Inside the Big Box were all the herbs and remedies her grandfather had mixed into potions that could cure everything from a common cold to broken bones. Kimi loved to hear the stories of her grandfather’s miraculous potions. He had once saved the prime minister from an attempt to poison him by identifying and delivering an antidot
e after one look in the minister’s eyes. He had healed the warts on a grand maestro’s vocal cords and given him back his singing voice. Mamma had told Kimi that she could walk into any of the maestro’s concerts anywhere in the world and tell him whose granddaughter she was and she would be invited into the concert for free.
He was legendary, her grandfather. But he wasn’t a miracle worker, as Mamma made sure Kimi knew. He was a scientist. He could identify a plant not just by sight or touch alone but also by smell, even if the plant had been plucked years ago. He was said to have had a hundred thousand vials in his storerooms before his dispensary in Ahmednagar had been burned down during one of the communal riots. Fortunately, her grandfather had been traveling to Pune with the Big Box at the time to treat the dean of the Film Institute. It was the only reason his most precious remedies, or at least remnants of the most vital ones, had survived. Her grandfather had left the box to Mamma along with guidelines for formulations and their usage.
Three sneezes meant Kimi’s grandfather’s genius was in order and out came the Big Box.
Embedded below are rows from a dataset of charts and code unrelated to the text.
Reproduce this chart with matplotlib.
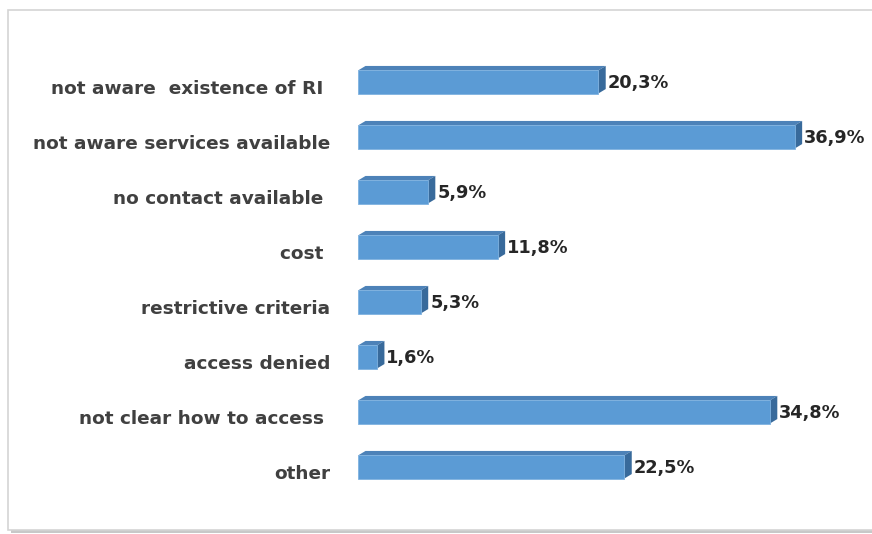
import matplotlib.pyplot as plt
from matplotlib.patches import Polygon, Rectangle

categories = ["not aware  existence of RI ", "not aware services available",
              "no contact available ", "cost ", "restrictive criteria",
              "access denied", "not clear how to access ", "other"]
values = [20.3, 36.9, 5.9, 11.8, 5.3, 1.6, 34.8, 22.5]
value_labels = ["20,3%", "36,9%", "5,9%", "11,8%", "5,3%", "1,6%", "34,8%", "22,5%"]

W, H = 872, 534
fig = plt.figure(figsize=(W / 100, H / 100), dpi=100)

# frame with a soft shadow
fig.patches.append(Rectangle((11 / W, 1 - 533 / H), 1, 523 / H, transform=fig.transFigure,
                             facecolor="#c8c8c8", edgecolor="none", zorder=0))
fig.patches.append(Rectangle((8 / W, 1 - 530 / H), 1, 520 / H, transform=fig.transFigure,
                             facecolor="white", edgecolor="#d4d4d4", lw=1.2, zorder=1))

ax_left, ax_w = 358 / W, 497 / W
ax_top, ax_h = 54.5 / H, 440 / H
ax = fig.add_axes([ax_left, 1 - ax_top - ax_h, ax_w, ax_h])
ax.set_zorder(5)
ax.set_xlim(0, 42)
ax.set_ylim(7.5, -0.5)
ax.axis("off")

px_x = 42 / 497          # data units per pixel
px_y = 8 / 440
dx, dy = 7.5 * px_x, 4.5 * px_y
bh = 0.42

front = "#5b9bd5"
top = "#4d82b8"
side = "#386a9b"

for i, v in enumerate(values):
    y0, y1 = i + bh / 2, i - bh / 2   # bottom, top (inverted axis)
    ax.barh(i, v, height=bh, color=front, edgecolor="#7fb2e0", lw=0.6, zorder=3)
    ax.add_patch(Polygon([(0, y1), (v, y1), (v + dx, y1 - dy), (dx, y1 - dy)],
                         closed=True, facecolor=top, edgecolor="none", zorder=2))
    ax.add_patch(Polygon([(v, y1), (v + dx, y1 - dy), (v + dx, y0 - dy), (v, y0)],
                         closed=True, facecolor=side, edgecolor="none", zorder=2))
    ax.text(v + dx + 2 * px_x, i + 1 * px_y, value_labels[i], va="center", ha="left",
            fontsize=12.8, fontweight="bold", color="#262626", family="DejaVu Sans")
    fig.text(330 / W, 1 - (89 + 55 * i) / H, categories[i], ha="right", va="center",
             fontsize=13.3, fontweight="bold", color="#404040", family="DejaVu Sans")

fig.savefig("out.png", dpi=100)
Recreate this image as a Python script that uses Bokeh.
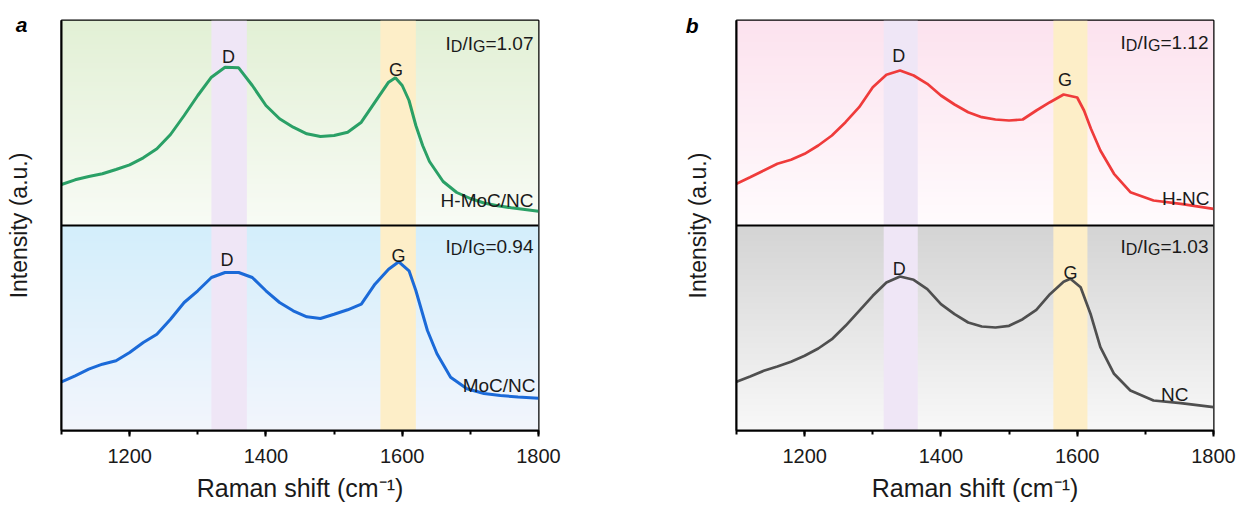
import numpy as np
from bokeh.plotting import figure
from bokeh.models import Range1d, Span, Label, SingleIntervalTicker, FixedTicker
from bokeh.layouts import row
from bokeh.embed import file_html
from bokeh.resources import INLINE

# ---------------- data (intensity, a.u.) ----------------
x_hmoc = [1100, 1120, 1140, 1160, 1180, 1200, 1220, 1240, 1260, 1280, 1300, 1320, 1340, 1360, 1380,
          1400, 1420, 1440, 1460, 1480, 1500, 1520, 1540, 1560, 1580, 1590, 1600, 1610, 1620, 1630,
          1640, 1660, 1680, 1700, 1720, 1740, 1760, 1780, 1800]
y_hmoc = [41, 45.7, 49, 51.7, 56, 60.7, 67.7, 76.7, 91, 110, 130, 148.3, 158.3, 157.7, 140,
          120, 106.7, 98.3, 91.7, 89, 90, 93.3, 103.3, 123.3, 143.3, 147.7, 140, 125, 100, 80,
          64, 44, 33, 27, 22.5, 19.7, 17.7, 16, 14.3]

x_moc = [1100, 1120, 1140, 1160, 1180, 1200, 1220, 1240, 1260, 1280, 1300, 1320, 1340, 1360, 1380,
         1400, 1420, 1440, 1460, 1480, 1500, 1520, 1540, 1560, 1580, 1595, 1610, 1620, 1637, 1651,
         1671, 1695, 1720, 1744, 1770, 1800]
y_moc = [48.7, 54.7, 61.3, 66.3, 69.7, 78, 88, 96.3, 111.3, 128, 139.7, 153, 158, 158, 153,
         139.7, 128, 119.7, 113.7, 112, 116.3, 120.7, 126.3, 146.3, 161.3, 168.7, 159.7, 140, 100, 76.7,
         53.3, 41.7, 37, 35, 33.5, 32.3]

x_hnc = [1100, 1120, 1140, 1160, 1180, 1200, 1220, 1240, 1260, 1280, 1300, 1320, 1340, 1360, 1380,
         1400, 1420, 1440, 1460, 1480, 1500, 1520, 1540, 1560, 1580, 1600, 1610, 1620, 1634, 1654,
         1678, 1712, 1752, 1800]
y_hnc = [41.7, 48.3, 55, 61.7, 65.7, 71.7, 80, 90, 103.3, 118.3, 138.3, 150.7, 155, 150, 141.7,
         130, 121, 113.3, 108.3, 106, 105, 106, 115, 123.3, 131, 128, 115, 97, 75, 51.7,
         33.3, 25, 21.7, 16.7]

x_nc = [1100, 1120, 1140, 1160, 1180, 1200, 1220, 1240, 1260, 1280, 1300, 1320, 1340, 1360, 1380,
        1400, 1420, 1440, 1460, 1480, 1500, 1520, 1540, 1560, 1580, 1590, 1605, 1620, 1634, 1654,
        1678, 1712, 1752, 1800]
y_nc = [48.7, 54, 59.7, 64, 68.7, 74.7, 82, 91.3, 104.7, 119.7, 134.7, 148, 154, 150.7, 141.3,
        126.3, 116.3, 108, 104, 103, 104.7, 111.3, 120.7, 136.3, 148.7, 151.7, 143.3, 115.7, 83.3, 56.7,
        40, 30, 27.3, 23.3]

ratio_labels = {"H-MoC/NC": "1.07", "MoC/NC": "0.94", "H-NC": "1.12", "NC": "1.03"}
d_band_a = (1320, 1372)
g_band_a = (1568, 1620)
d_band_b = (1316, 1366)
g_band_b = (1565, 1615)

FONT = "Liberation Sans"
TXT = "#1a1a1a"
SUB_H = 205  # height of each stacked sub-panel (a.u. scale)
FIG_W, FIG_H = 620, 505

W = {'I': .278, 'D': .722, '/': .278, 'G': .778, '=': .584, '.': .278}


def tw(s, size):
    return sum(W.get(ch, .556) for ch in s) * size


def put(p, px, py, text, size, align="left", style="normal", color=TXT):
    """Inside the frame. px, py: pixel offsets from the frame's left / top edge."""
    p.add_layout(Label(x=1100, y=2 * SUB_H - py, x_offset=px, text=text,
                       text_font=FONT, text_font_size=f"{size}px", text_align=align,
                       text_baseline="alphabetic", text_font_style=style, text_color=color))


def gradient(top, bottom, n=SUB_H):
    img = np.empty((n, 1), dtype=np.uint32)
    v = img.view(dtype=np.uint8).reshape((n, 1, 4))
    t = np.linspace(0.0, 1.0, n)  # row 0 = bottom
    for k in range(3):
        v[:, 0, k] = np.round(bottom[k] + (top[k] - bottom[k]) * t).astype(np.uint8)
    v[:, 0, 3] = 255
    return img


def ratio(p, px_end, py, value):
    pieces = [("I", 19, 0), ("D", 16, 3), ("/I", 19, 0), ("G", 16, 3), ("=" + value, 19, 0)]
    x = px_end
    for text, size, dy in reversed(pieces):
        put(p, x, py + dy, text, size, align="right")
        x -= tw(text, size)


def panel(left, right, grad_top, grad_bot, d_band, g_band, top_series, bot_series,
          color_top, color_bot, lw_top, lw_bot, letter, letter_y, letter_standoff, ylab_standoff):
    p = figure(width=FIG_W, height=FIG_H, output_backend="svg", toolbar_location=None,
               x_range=Range1d(1100, 1800), y_range=Range1d(0, 2 * SUB_H),
               min_border_left=left, min_border_right=right, min_border_top=20, min_border_bottom=75)
    p.xgrid.visible = False
    p.ygrid.visible = False
    p.outline_line_color = "black"
    p.outline_line_width = 2
    p.outline_line_alpha = 1
    p.background_fill_color = "white"
    p.border_fill_color = "white"

    # gradient backgrounds
    p.image_rgba(image=[gradient(*grad_top)], x=1100, y=SUB_H, dw=700, dh=SUB_H)
    p.image_rgba(image=[gradient(*grad_bot)], x=1100, y=0, dw=700, dh=SUB_H)
    # D / G bands
    p.quad(left=[d_band[0]], right=[d_band[1]], bottom=[0], top=[2 * SUB_H],
           fill_color="#efe6f6", line_color=None)
    p.quad(left=[g_band[0]], right=[g_band[1]], bottom=[0], top=[2 * SUB_H],
           fill_color="#fdeec8", line_color=None)

    xt, yt = top_series
    xb, yb = bot_series
    p.line(xt, [v + SUB_H for v in yt], line_color=color_top, line_width=lw_top)
    p.line(xb, yb, line_color=color_bot, line_width=lw_bot)

    p.add_layout(Span(location=SUB_H, dimension="width", line_color="black", line_width=2))

    # x axis
    xa = p.xaxis[0]
    xa.ticker = SingleIntervalTicker(interval=200, num_minor_ticks=2)
    xa.major_label_text_font = FONT
    xa.major_label_text_font_size = "20px"
    xa.major_label_text_color = TXT
    xa.major_label_standoff = 12
    xa.major_tick_in = 0
    xa.major_tick_out = 6
    xa.minor_tick_in = 0
    xa.minor_tick_out = 4
    xa.major_tick_line_width = 2
    xa.minor_tick_line_width = 2
    xa.axis_line_width = 2
    xa.axis_line_color = "black"
    xa.axis_label = "Raman shift (cm\u207b\u00b9)"
    xa.axis_label_text_font = FONT
    xa.axis_label_text_font_size = "25px"
    xa.axis_label_text_font_style = "normal"
    xa.axis_label_text_color = TXT
    xa.axis_label_standoff = 8

    # y axis: no ticks; the panel letter is carried as its only tick label
    ya = p.yaxis[0]
    ya.ticker = FixedTicker(ticks=[letter_y])
    ya.major_label_overrides = {letter_y: letter}
    ya.major_label_text_font = FONT
    ya.major_label_text_font_size = "21px"
    ya.major_label_text_font_style = "bold italic"
    ya.major_label_text_color = "black"
    ya.major_label_standoff = letter_standoff
    ya.major_tick_out = 0
    ya.major_tick_in = 0
    ya.major_tick_line_color = None
    ya.minor_tick_out = 0
    ya.minor_tick_in = 0
    ya.minor_tick_line_color = None
    ya.axis_line_width = 2
    ya.axis_line_color = "black"
    ya.axis_label = "Intensity (a.u.)"
    ya.axis_label_text_font = FONT
    ya.axis_label_text_font_size = "23px"
    ya.axis_label_text_font_style = "normal"
    ya.axis_label_text_color = TXT
    ya.axis_label_standoff = ylab_standoff
    return p


def peak_labels(p, items):
    for x, y, t in items:
        p.add_layout(Label(x=x, y=y, text=t, text_font=FONT, text_font_size="18px",
                           text_align="center", text_baseline="alphabetic", text_color=TXT))


# ---------------- panel a ----------------
pa = panel(61, 82, ((226, 240, 213), (248, 251, 245)), ((211, 238, 251), (242, 245, 252)),
           d_band_a, g_band_a, (x_hmoc, y_hmoc), (x_moc, y_moc),
           "#2aa066", "#1b6ad8", 3.0, 3.0, "a", 406, 34, -19)
peak_labels(pa, [(1345, SUB_H + 169, "D"), (1591, SUB_H + 155.7, "G"),
                 (1343, 170.7, "D"), (1594.5, 174.7, "G")])
ratio(pa, 472, 23.3, ratio_labels["H-MoC/NC"])
ratio(pa, 472, 226, ratio_labels["MoC/NC"])
put(pa, 472, 180, "H-MoC/NC", 19, align="right")
put(pa, 474, 365.3, "MoC/NC", 19, align="right")

# ---------------- panel b ----------------
pb = panel(116, 27, ((252, 226, 238), (255, 251, 253)), ((212, 212, 212), (248, 248, 248)),
           d_band_b, g_band_b, (x_hnc, y_hnc), (x_nc, y_nc),
           "#ef3b3b", "#4f4f4f", 2.7, 2.7, "b", 405, 38, -28)
peak_labels(pb, [(1338, SUB_H + 170, "D"), (1582, SUB_H + 145.7, "G"),
                 (1339, 161.3, "D"), (1590, 158, "G")])
ratio(pb, 472, 22, ratio_labels["H-NC"])
ratio(pb, 472, 226, ratio_labels["NC"])
put(pb, 473, 178.3, "H-NC", 19, align="right")
put(pb, 452, 373.7, "NC", 19, align="right")

layout = row(pa, pb, spacing=0)
open("out.html", "w").write(file_html(layout, INLINE))
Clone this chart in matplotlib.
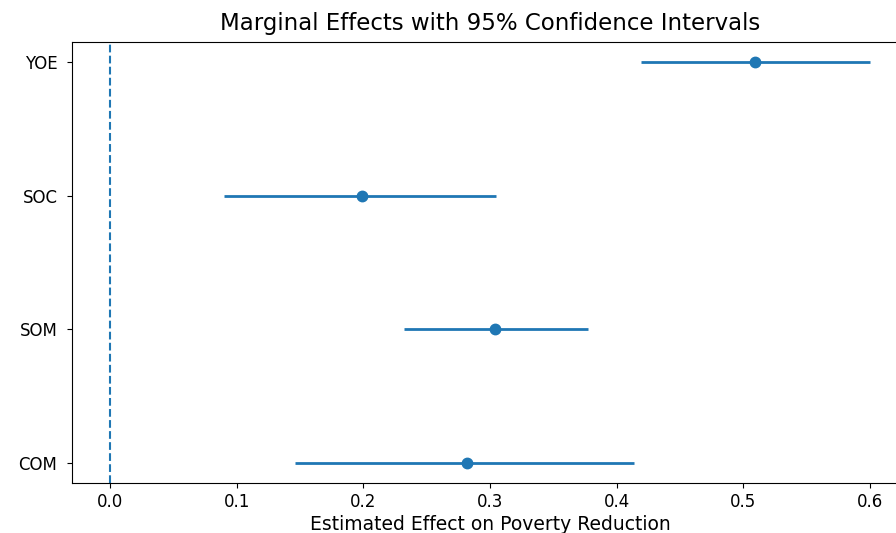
import matplotlib.pyplot as plt

# Estimates
variables = ["COM", "SOM", "SOC", "YOE"]
effects = [0.282, 0.304, 0.199, 0.509]
ci_low = [0.146, 0.232, 0.090, 0.419]
ci_high = [0.414, 0.377, 0.305, 0.600]

err_low = [e - lo for e, lo in zip(effects, ci_low)]
err_high = [hi - e for e, hi in zip(effects, ci_high)]

fig = plt.figure(figsize=(8.96, 5.33), dpi=100)
# the original is cropped on the right, so the axes runs past the edge
ax = fig.add_axes([0.0804, 0.0938, 0.933, 0.8274])

ax.errorbar(effects, range(len(variables)), xerr=[err_low, err_high],
            fmt='o', color='C0', ecolor='C0', elinewidth=2, markersize=7.5)
ax.axvline(0, color='C0', linestyle='--', linewidth=1.5)

ax.set_yticks(range(len(variables)))
ax.set_yticklabels(variables)
ax.set_xlabel("Estimated Effect on Poverty Reduction", fontsize=13.5, labelpad=3)
ax.set_title("Marginal Effects with 95% Confidence Intervals", fontsize=16.5, pad=9)
ax.tick_params(labelsize=12)
ax.tick_params(axis='y', pad=7)

fig.savefig("out.png", dpi=100)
The first question Mamma asked Sarika tai, Kimi’s nanny, was if any of the servants had been sick recently.
Apparently, mali kaka had shown some signs of sniffling. Not that the gardener ever came inside the house. Kimi wasn’t about to tell Mamma that she had helped mali kaka pluck the flowers for Mamma’s evening prayers yesterday.
Mamma leaned over the open trunk, extracted one measure of gray powder from a jar with a silver spoon, and placed it in the glass Sarika was holding out. “Twenty milliliters of water and three drops of coconut oil,” she said, and then to Kimi, “up to bed.”
Kimi groaned. Not that anyone heard it. Kimi made sure no one ever heard her groaning. But she had an entire dictionary of inner groans tucked away. First, she hated coconut oil. It made her gag. But Mamma seemed to believe it was the cure for all evil. She had Sarika tai massage coconut oil into Kimi’s hair every Sunday and then wash her hair out with scalding-hot water. Anyone who saw Kimi and her hip-length hair seemed to remark upon it, so Kimi knew that Mamma’s remedies were not entirely without merit. Still, her grandfather’s potions were so vile tasting it wasn’t a miracle that the germs all died. They must choke to death from the taste alone.